Gene Number: 7157

Location: 17p13.1

Key Functions: Tumor suppression, DNA damage response, cell cycle regulation, apoptosis induction, genomic stability maintenance

TP53 encodes tumor protein p53, a transcription factor that serves as a central guardian of cellular integrity. Often referred to as the “guardian of the genome,” p53 is activated in response to various cellular stressors, including DNA damage, oncogene activation, hypoxia, and oxidative stress. Upon activation, p53 binds specific DNA sequences to regulate the transcription of a wide array of target genes that govern cell cycle arrest, DNA repair, apoptosis, and senescence—mechanisms essential for maintaining genomic stability and preventing malignant transformation [R].

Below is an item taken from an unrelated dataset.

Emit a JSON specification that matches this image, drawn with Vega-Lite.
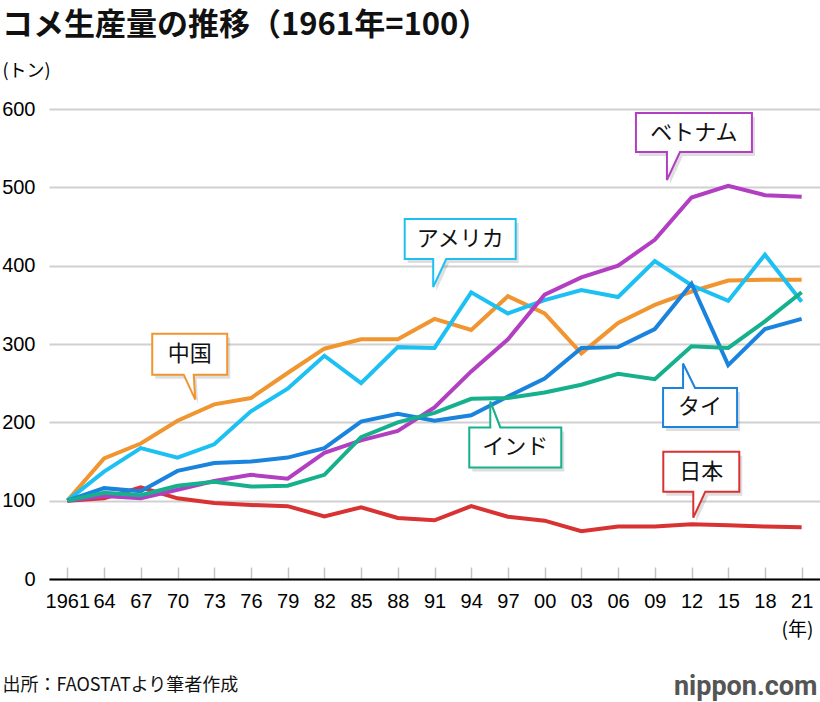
{
 "$schema": "https://vega.github.io/schema/vega-lite/v6.json",
 "width": 771,
 "height": 470,
 "autosize": {"type": "none"},
 "padding": {"left": 49, "top": 109, "right": 0, "bottom": 123},
 "background": "white",
 "config": {"view": {"stroke": null}, "font": "Noto Sans CJK JP"},
 "title": {"text": "コメ生産量の推移（1961年=100）", "anchor": "start", "frame": "group", "dx": -47, "offset": 20, "fontSize": 31, "fontWeight": "bold", "font": "Noto Sans CJK JP", "color": "#111111"},
 "datasets": {
  "rice": [
   {"country": "日本", "year": 1961, "value": 100}, {"country": "日本", "year": 1964, "value": 103}, {"country": "日本", "year": 1967, "value": 117}, {"country": "日本", "year": 1970, "value": 103}, {"country": "日本", "year": 1973, "value": 97}, {"country": "日本", "year": 1976, "value": 94.5}, {"country": "日本", "year": 1979, "value": 93}, {"country": "日本", "year": 1982, "value": 80}, {"country": "日本", "year": 1985, "value": 91.5}, {"country": "日本", "year": 1988, "value": 78}, {"country": "日本", "year": 1991, "value": 75}, {"country": "日本", "year": 1994, "value": 93}, {"country": "日本", "year": 1997, "value": 79.5}, {"country": "日本", "year": 2000, "value": 74.5}, {"country": "日本", "year": 2003, "value": 61}, {"country": "日本", "year": 2006, "value": 67}, {"country": "日本", "year": 2009, "value": 67}, {"country": "日本", "year": 2012, "value": 70}, {"country": "日本", "year": 2015, "value": 68.5}, {"country": "日本", "year": 2018, "value": 67}, {"country": "日本", "year": 2021, "value": 66},
   {"country": "中国", "year": 1961, "value": 100}, {"country": "中国", "year": 1964, "value": 154}, {"country": "中国", "year": 1967, "value": 173}, {"country": "中国", "year": 1970, "value": 202}, {"country": "中国", "year": 1973, "value": 223}, {"country": "中国", "year": 1976, "value": 231}, {"country": "中国", "year": 1979, "value": 263}, {"country": "中国", "year": 1982, "value": 294}, {"country": "中国", "year": 1985, "value": 306}, {"country": "中国", "year": 1988, "value": 306}, {"country": "中国", "year": 1991, "value": 332}, {"country": "中国", "year": 1994, "value": 318}, {"country": "中国", "year": 1997, "value": 361}, {"country": "中国", "year": 2000, "value": 339}, {"country": "中国", "year": 2003, "value": 288}, {"country": "中国", "year": 2006, "value": 327}, {"country": "中国", "year": 2009, "value": 350}, {"country": "中国", "year": 2012, "value": 367}, {"country": "中国", "year": 2015, "value": 381}, {"country": "中国", "year": 2018, "value": 382}, {"country": "中国", "year": 2021, "value": 382},
   {"country": "アメリカ", "year": 1961, "value": 100}, {"country": "アメリカ", "year": 1964, "value": 137}, {"country": "アメリカ", "year": 1967, "value": 167}, {"country": "アメリカ", "year": 1970, "value": 155}, {"country": "アメリカ", "year": 1973, "value": 172}, {"country": "アメリカ", "year": 1976, "value": 214}, {"country": "アメリカ", "year": 1979, "value": 243}, {"country": "アメリカ", "year": 1982, "value": 285}, {"country": "アメリカ", "year": 1985, "value": 250}, {"country": "アメリカ", "year": 1988, "value": 296}, {"country": "アメリカ", "year": 1991, "value": 295}, {"country": "アメリカ", "year": 1994, "value": 366}, {"country": "アメリカ", "year": 1997, "value": 339}, {"country": "アメリカ", "year": 2000, "value": 356}, {"country": "アメリカ", "year": 2003, "value": 369}, {"country": "アメリカ", "year": 2006, "value": 360}, {"country": "アメリカ", "year": 2009, "value": 406}, {"country": "アメリカ", "year": 2012, "value": 375}, {"country": "アメリカ", "year": 2015, "value": 355}, {"country": "アメリカ", "year": 2018, "value": 414}, {"country": "アメリカ", "year": 2021, "value": 354},
   {"country": "ベトナム", "year": 1961, "value": 100}, {"country": "ベトナム", "year": 1964, "value": 106}, {"country": "ベトナム", "year": 1967, "value": 103}, {"country": "ベトナム", "year": 1970, "value": 114}, {"country": "ベトナム", "year": 1973, "value": 125}, {"country": "ベトナム", "year": 1976, "value": 133}, {"country": "ベトナム", "year": 1979, "value": 128}, {"country": "ベトナム", "year": 1982, "value": 161}, {"country": "ベトナム", "year": 1985, "value": 177}, {"country": "ベトナム", "year": 1988, "value": 189}, {"country": "ベトナム", "year": 1991, "value": 219}, {"country": "ベトナム", "year": 1994, "value": 265}, {"country": "ベトナム", "year": 1997, "value": 306}, {"country": "ベトナム", "year": 2000, "value": 363}, {"country": "ベトナム", "year": 2003, "value": 385}, {"country": "ベトナム", "year": 2006, "value": 400}, {"country": "ベトナム", "year": 2009, "value": 433}, {"country": "ベトナム", "year": 2012, "value": 487}, {"country": "ベトナム", "year": 2015, "value": 502}, {"country": "ベトナム", "year": 2018, "value": 490}, {"country": "ベトナム", "year": 2021, "value": 488},
   {"country": "タイ", "year": 1961, "value": 100}, {"country": "タイ", "year": 1964, "value": 116}, {"country": "タイ", "year": 1967, "value": 112}, {"country": "タイ", "year": 1970, "value": 138}, {"country": "タイ", "year": 1973, "value": 148}, {"country": "タイ", "year": 1976, "value": 150}, {"country": "タイ", "year": 1979, "value": 155}, {"country": "タイ", "year": 1982, "value": 167}, {"country": "タイ", "year": 1985, "value": 201}, {"country": "タイ", "year": 1988, "value": 211}, {"country": "タイ", "year": 1991, "value": 202}, {"country": "タイ", "year": 1994, "value": 209}, {"country": "タイ", "year": 1997, "value": 233}, {"country": "タイ", "year": 2000, "value": 256}, {"country": "タイ", "year": 2003, "value": 295}, {"country": "タイ", "year": 2006, "value": 296}, {"country": "タイ", "year": 2009, "value": 319}, {"country": "タイ", "year": 2012, "value": 377}, {"country": "タイ", "year": 2015, "value": 273}, {"country": "タイ", "year": 2018, "value": 319}, {"country": "タイ", "year": 2021, "value": 332},
   {"country": "インド", "year": 1961, "value": 100}, {"country": "インド", "year": 1964, "value": 110}, {"country": "インド", "year": 1967, "value": 107}, {"country": "インド", "year": 1970, "value": 119}, {"country": "インド", "year": 1973, "value": 124}, {"country": "インド", "year": 1976, "value": 118}, {"country": "インド", "year": 1979, "value": 119}, {"country": "インド", "year": 1982, "value": 133}, {"country": "インド", "year": 1985, "value": 181}, {"country": "インド", "year": 1988, "value": 200}, {"country": "インド", "year": 1991, "value": 212}, {"country": "インド", "year": 1994, "value": 230}, {"country": "インド", "year": 1997, "value": 231}, {"country": "インド", "year": 2000, "value": 238}, {"country": "インド", "year": 2003, "value": 248}, {"country": "インド", "year": 2006, "value": 262}, {"country": "インド", "year": 2009, "value": 255}, {"country": "インド", "year": 2012, "value": 297}, {"country": "インド", "year": 2015, "value": 295}, {"country": "インド", "year": 2018, "value": 329}, {"country": "インド", "year": 2021, "value": 366}
  ],
  "labels": [
   {"country": "中国", "year": 1971.0, "value": 287},
   {"country": "アメリカ", "year": 1993.1, "value": 434},
   {"country": "ベトナム", "year": 2012.2, "value": 570},
   {"country": "タイ", "year": 2012.7, "value": 219},
   {"country": "インド", "year": 1997.6, "value": 168},
   {"country": "日本", "year": 2012.8, "value": 137}
  ]
 },
 "layer": [
  {
   "data": {"name": "rice"},
   "mark": {"type": "line", "strokeWidth": 4},
   "encoding": {
    "x": {"field": "year", "type": "quantitative", "scale": {"domain": [1959.5, 2022.5], "nice": false, "zero": false},
     "axis": {"values": [1961, 1964, 1967, 1970, 1973, 1976, 1979, 1982, 1985, 1988, 1991, 1994, 1997, 2000, 2003, 2006, 2009, 2012, 2015, 2018, 2021],
      "labelExpr": "datum.value == 1961 ? '1961' : (datum.value % 100 < 10 ? '0' + (datum.value % 100) : '' + (datum.value % 100))",
      "labelOverlap": false, "labelFlush": false, "labelFont": "Liberation Sans", "labelFontSize": 20, "labelColor": "#000000", "labelPadding": 24,
      "domainColor": "#000000", "domainWidth": 2, "tickColor": "#c4c4c4", "tickWidth": 1.5, "tickSize": -12, "grid": false,
      "title": "(年)", "titleX": 748, "titleY": 50, "titleAlign": "center", "titleBaseline": "middle", "titleFontSize": 19, "titleFontWeight": "normal", "titleFont": "Noto Sans CJK JP", "titleColor": "#000000"}},
    "y": {"field": "value", "type": "quantitative", "scale": {"domain": [0, 600], "nice": false},
     "axis": {"values": [0, 100, 200, 300, 400, 500, 600], "grid": true, "gridColor": "#d0d0d0", "gridWidth": 2, "domain": false, "ticks": false, "labelPadding": 14,
      "labelFont": "Liberation Sans", "labelFontSize": 20, "labelColor": "#000000",
      "title": "(トン)", "titleAngle": 0, "titleX": -47, "titleY": -38, "titleAlign": "left", "titleBaseline": "middle", "titleFontSize": 18, "titleFontWeight": "normal", "titleFont": "Noto Sans CJK JP", "titleColor": "#000000"}},
    "color": {"field": "country", "type": "nominal",
     "scale": {"domain": ["アメリカ", "中国", "ベトナム", "タイ", "インド", "日本"], "range": ["#1dc0f2", "#f0952f", "#b23fc1", "#1a83de", "#16b18c", "#d83232"]}, "legend": null}
   }
  },
  {
   "data": {"name": "labels"},
   "encoding": {
    "x": {"field": "year", "type": "quantitative", "scale": {"domain": [1959.5, 2022.5], "nice": false, "zero": false},
     "axis": {"orient": "top", "domain": false, "ticks": false, "labels": false, "grid": false,
      "title": "出所：FAOSTATより筆者作成", "titleX": -47, "titleY": 576, "titleAlign": "left", "titleBaseline": "middle", "titleFontSize": 18, "titleFontWeight": "normal", "titleFont": "Noto Sans CJK JP", "titleColor": "#111111"}},
    "y": {"field": "value", "type": "quantitative", "scale": {"domain": [0, 600], "nice": false},
     "axis": {"orient": "right", "domain": false, "ticks": false, "labels": false, "grid": false,
      "title": "nippon.com", "titleAngle": 0, "titleX": -3, "titleY": 577, "titleAlign": "right", "titleBaseline": "middle", "titleFontSize": 27, "titleFontWeight": "bold", "titleFont": "Roboto", "titleColor": "#555555"}}
   },
   "layer": [
    {
     "mark": {"type": "point", "filled": true, "fill": "#000000", "fillOpacity": 0.13, "strokeOpacity": 0, "size": 4, "xOffset": 3, "yOffset": 4},
     "encoding": {
      "shape": {"field": "country", "type": "nominal", "legend": null,
       "scale": {"domain": ["中国", "アメリカ", "ベトナム", "タイ", "インド", "日本"],
        "range": ["M-37.5,-20.5 H37.5 V20.5 H4 L5.5,45.5 L-6,20.5 H-37.5 Z", "M-55.5,-20 H55.5 V20 H-14 L-27,48 V20 H-55.5 Z", "M-58,-19.5 H58 V19.5 H-14 L-27,47.5 V19.5 H-58 Z", "M-37,19.5 H37 V-19.5 H-5 L-17,-44 V-19.5 H-37 Z", "M-46,20 H46 V-20 H-15 L-25,-46 V-20 H-46 Z", "M-38,-20 H38 V20 H4 L-8,46 V20 H-38 Z"]}}
     }
    },
    {
     "mark": {"type": "point", "filled": true, "fill": "#ffffff", "fillOpacity": 1, "opacity": 1, "strokeWidth": 2, "size": 4},
     "encoding": {
      "shape": {"field": "country", "type": "nominal", "legend": null,
       "scale": {"domain": ["中国", "アメリカ", "ベトナム", "タイ", "インド", "日本"],
        "range": ["M-37.5,-20.5 H37.5 V20.5 H4 L5.5,45.5 L-6,20.5 H-37.5 Z", "M-55.5,-20 H55.5 V20 H-14 L-27,48 V20 H-55.5 Z", "M-58,-19.5 H58 V19.5 H-14 L-27,47.5 V19.5 H-58 Z", "M-37,19.5 H37 V-19.5 H-5 L-17,-44 V-19.5 H-37 Z", "M-46,20 H46 V-20 H-15 L-25,-46 V-20 H-46 Z", "M-38,-20 H38 V20 H4 L-8,46 V20 H-38 Z"]}},
      "stroke": {"field": "country", "type": "nominal", "legend": null,
       "scale": {"domain": ["アメリカ", "中国", "ベトナム", "タイ", "インド", "日本"], "range": ["#1dc0f2", "#f0952f", "#b23fc1", "#1a83de", "#16b18c", "#d83232"]}}
     }
    },
    {
     "mark": {"type": "text", "font": "Noto Sans CJK JP", "fontSize": 22, "color": "#111111", "align": "center", "baseline": "middle"},
     "encoding": {"text": {"field": "country", "type": "nominal"}}
    }
   ]
  }
 ],
 "resolve": {"scale": {"x": "independent", "y": "independent"}, "axis": {"x": "independent", "y": "independent"}}
}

Through its transcriptional activity, p53 halts the cell cycle primarily at the G1/S checkpoint by upregulating CDKN1A (p21), allowing time for DNA repair before replication proceeds. When damage is irreparable, p53 induces apoptosis via activation of pro-apoptotic genes such as BAX, PUMA, and NOXA, thereby eliminating potentially oncogenic cells. p53 also exerts non-transcriptional roles within mitochondria, directly influencing apoptotic signaling and metabolic regulation [R].

Beyond its classical role in tumor suppression, p53 is involved in cellular metabolism, autophagy, ferroptosis, and modulation of the immune response, underscoring its multifaceted contribution to organismal homeostasis. Its regulatory network is tightly controlled by MDM2, an E3 ubiquitin ligase that mediates p53 degradation under normal conditions, thus preventing unwarranted cell cycle arrest or apoptosis [R].

Loss, mutation, or dysregulation of TP53 is one of the most frequent events in human malignancies, observed in over half of all cancers. Mutant forms of p53 often lose their tumor-suppressive functions and may acquire oncogenic gain-of-function properties, promoting tumor progression, metastasis, and therapeutic resistance. The clinical impact of TP53 dysfunction extends across nearly all cancer types, making it a cornerstone of cancer biology and a critical target for therapeutic development [R].